14 thoughts on “AITA: My daughter moved out and lied about the reason.”
  1. YTA. She is an adult, she doesn’t have to live with you and her husband if she doesn’t want to. Doesn’t matter if it’s “rude” or not. Your husband scares her, and if he didn’t want her to leave, he should have worked to improve their relationship while she still lived with you and him. Your children are not your property, and you have to earn a relationship with them, especially once they are adults.

  2. YTA
    “He’s big and loud and has a temper. He’s scary, I get that”…. But at the same time you are saying he isn’t scary. You sound like someone in an abusive relationship trying to cover up the truth. If you do this with your children, it’s no wonder they want to get away.

  3. YTA. Its not your children’s fault that theyre scared of him. Its his fault. What you think is irrelevant. 

    Your children are scared of a man YOU brought into their lives.
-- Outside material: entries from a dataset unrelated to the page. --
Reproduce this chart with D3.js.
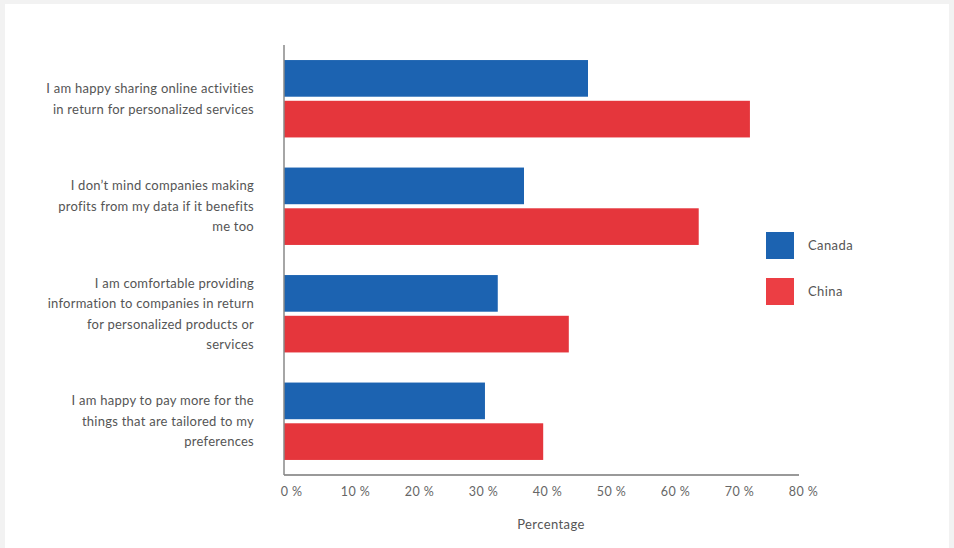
<!DOCTYPE html>
<html>
<head>
<meta charset="utf-8">
<script src="https://cdn.jsdelivr.net/npm/d3@7"></script>
<style>
  html, body { margin: 0; padding: 0; background: #f2f2f2; }
  svg { display: block; }
  text { font-family: Lato, "Open Sans", sans-serif; }
</style>
</head>
<body>
<svg id="chart" width="954" height="548"></svg>
<script>
const categories = [
  ["I am happy sharing online activities", "in return for personalized services"],
  ["I don\u2019t mind companies making", "profits from my data if it benefits", "me too"],
  ["I am comfortable providing", "information to companies in return", "for personalized products or", "services"],
  ["I am happy to pay more for the", "things that are tailored to my", "preferences"]
];
const seriesNames = ["Canada", "China"];
const canadaValues = [47.5, 37.5, 33.4, 31.4];
const chinaValues = [72.8, 64.8, 44.5, 40.5];
const xTicks = [0, 10, 20, 30, 40, 50, 60, 70, 80];
const xTitle = "Percentage";
const colors = ["#1c63b1", "#e5363c"];
const legendColors = ["#1c63b1", "#ec3e44"];

const svg = d3.select("#chart");
svg.append("rect").attr("x", 5).attr("y", 4).attr("width", 944).attr("height", 548)
  .attr("fill", "#ffffff");

const mLeft = 284, mRight = 799, mTop = 45, mBottom = 475;
const x = d3.scaleLinear().domain([0, 80]).range([mLeft, mLeft + 512]);
const y = d3.scaleBand().domain(d3.range(categories.length)).range([mTop, mBottom])
  .paddingInner(0.28).paddingOuter(0.14);
const ySub = d3.scaleBand().domain(seriesNames).range([0, y.bandwidth()]).paddingInner(0.1);

const data = categories.map((c, i) => ({ i, lines: c, values: [canadaValues[i], chinaValues[i]] }));

const groups = svg.selectAll("g.grp").data(data).join("g")
  .attr("class", "grp")
  .attr("transform", d => `translate(0,${y(d.i)})`);

groups.selectAll("rect").data(d => d.values.map((v, k) => ({ v, k })))
  .join("rect")
  .attr("x", x(0))
  .attr("y", d => ySub(seriesNames[d.k]))
  .attr("height", ySub.bandwidth())
  .attr("width", d => x(d.v) - x(0))
  .attr("fill", d => colors[d.k]);

// category labels
const lineH = 20.5;
groups.append("text")
  .attr("text-anchor", "end")
  .attr("fill", "#555")
  .attr("font-size", 13)
  .attr("letter-spacing", 0.25)
  .each(function(d) {
    const t = d3.select(this);
    const n = d.lines.length;
    d.lines.forEach((l, j) => {
      t.append("tspan").attr("x", 254)
        .attr("y", y.bandwidth() / 2 + (j - (n - 1) / 2) * lineH)
        .attr("dy", "0.35em")
        .text(l);
    });
  });

// axes
const xAxis = d3.axisBottom(x).tickValues(xTicks).tickFormat(d => d + " %").tickSize(0).tickPadding(12);
const gx = svg.append("g").attr("transform", `translate(7,${mBottom})`).call(xAxis);
gx.select(".domain").remove();
gx.selectAll("text").attr("fill", "#666").attr("font-size", 12.5).attr("letter-spacing", 0.4)
  .attr("font-family", "Lato, 'Open Sans', sans-serif");

svg.append("line").attr("x1", mLeft).attr("x2", mRight).attr("y1", mBottom).attr("y2", mBottom)
  .attr("stroke", "#777").attr("stroke-width", 1.5);
svg.append("line").attr("x1", mLeft).attr("x2", mLeft).attr("y1", mTop).attr("y2", mBottom)
  .attr("stroke", "#888").attr("stroke-width", 1.5);

svg.append("text").attr("x", 551).attr("y", 529).attr("text-anchor", "middle")
  .attr("fill", "#555").attr("font-size", 13).attr("letter-spacing", 0.4).text(xTitle);

// legend
const legend = svg.append("g").attr("transform", "translate(766,232)");
const li = legend.selectAll("g").data(seriesNames).join("g")
  .attr("transform", (d, i) => `translate(0,${i * 46})`);
li.append("rect").attr("width", 28).attr("height", 27).attr("fill", (d, i) => legendColors[i]);
li.append("text").attr("x", 42).attr("y", 13.5).attr("dy", "0.35em")
  .attr("fill", "#555").attr("font-size", 13).attr("letter-spacing", 0.4).text(d => d);
</script>
</body>
</html>
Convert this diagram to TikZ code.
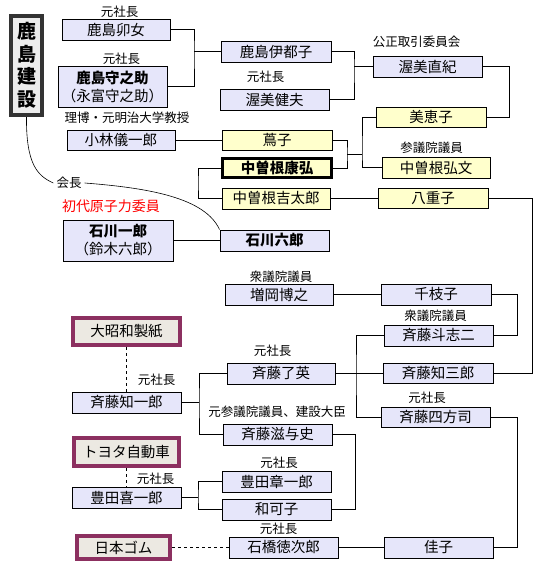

They have vocalise their fear a number of times. They do not feel safe in your home. And you still have the audacity to blame them when 100% of the blame for them moving out is on you and your husband? What is wrong with you? 

  4. YTA. It sounds like your husband is actually abusive. Living in fear of his temper IS abuse. Sounds like your daughter is scared of him, with reason, and you simply refuse to see her perspective on it.

    Most people who successfully get out of abuse do so secretly. It’s the SMART way to do it.

  5. Holy smokes, YTA.

    You admit that your husband is “huge, loud, and scary” and that his temper is so bad that you agree with your daughter’s decision not to drive in a car with him. That’s already an emotionally abusive environment, so I’m not sure why you’re so dismissive of the idea that your daughter doesn’t want to be around him. Hell, *I* don’t want to be around him and all the context I have is a post written by someone heavily biased toward him.

    Just because you choose to accept a life with this person doesn’t mean your daughter has to. If you want your daughter to treat you with kindness and respect, you need to treat her that way. If you want your daughter to choose to be around you, the onus is on you to be a person who’s safe and pleasant to be around. Same goes for your husband.

  6. \>My oldest convinced a bunch of people that her step mom was abusing them

    \>My husband is a giant, loud man and has a bit of a temper. 

    \>She refused to drive with my husband due to said temper. He’s scarey I get that. 

    It sounds like you and your ex-husband prioritized your partners over your children’s well-being. Thank god they have grandparents they can turn to. YTA.

    Actually, I just realized that you’ve trapped your younger daughter with him and will likely browbeat her into accepting your new husband’s behavior as “that’s just what he’s like.” I hope she can escape soon, too.

    You know, this is one of those posts that gets worse with each reread.

  7. My mother refused to acknowledge my step father’s cruelty towards me. I’m not necessarily assuming you’re an AH, but please don’t dismiss your daughter just because you’ve never seen toxic behavior from your husband. 

  8. So your husband is loud and big and scary and has a temper. 

    And he and you have been pressuring her to move out.

    So she moves out.

    And you’re upset?! Why? You got exactly what you and he wanted. And she is NOT lying about your husband being scary.

    The only problem here is you and your husband allowing him to lose his temper and scaring your kids.

  9. >My husband is a giant, loud man and has a bit of a temper

    >She refused go drive with my husband due to said temper. He’s scarey I get that.

    >she refuses to go near him

    Have you considered that maybe she actually is afraid of him and that you don’t know everything that goes on? YTA

  10. YTA and an enabler. Yelling is scary. Men who yell at teenage girls are scary. If he can’t have a conversation without yelling and being scary, then he’s being an abusive fuck.

    1. “It breaks my heart that she’s doing this to him” get the fuck out of here. fuck her and her shitty husband.

  11. YTA. There is not much more disgusting than a mother who doesn’t believe her children and loves them less than her spouse.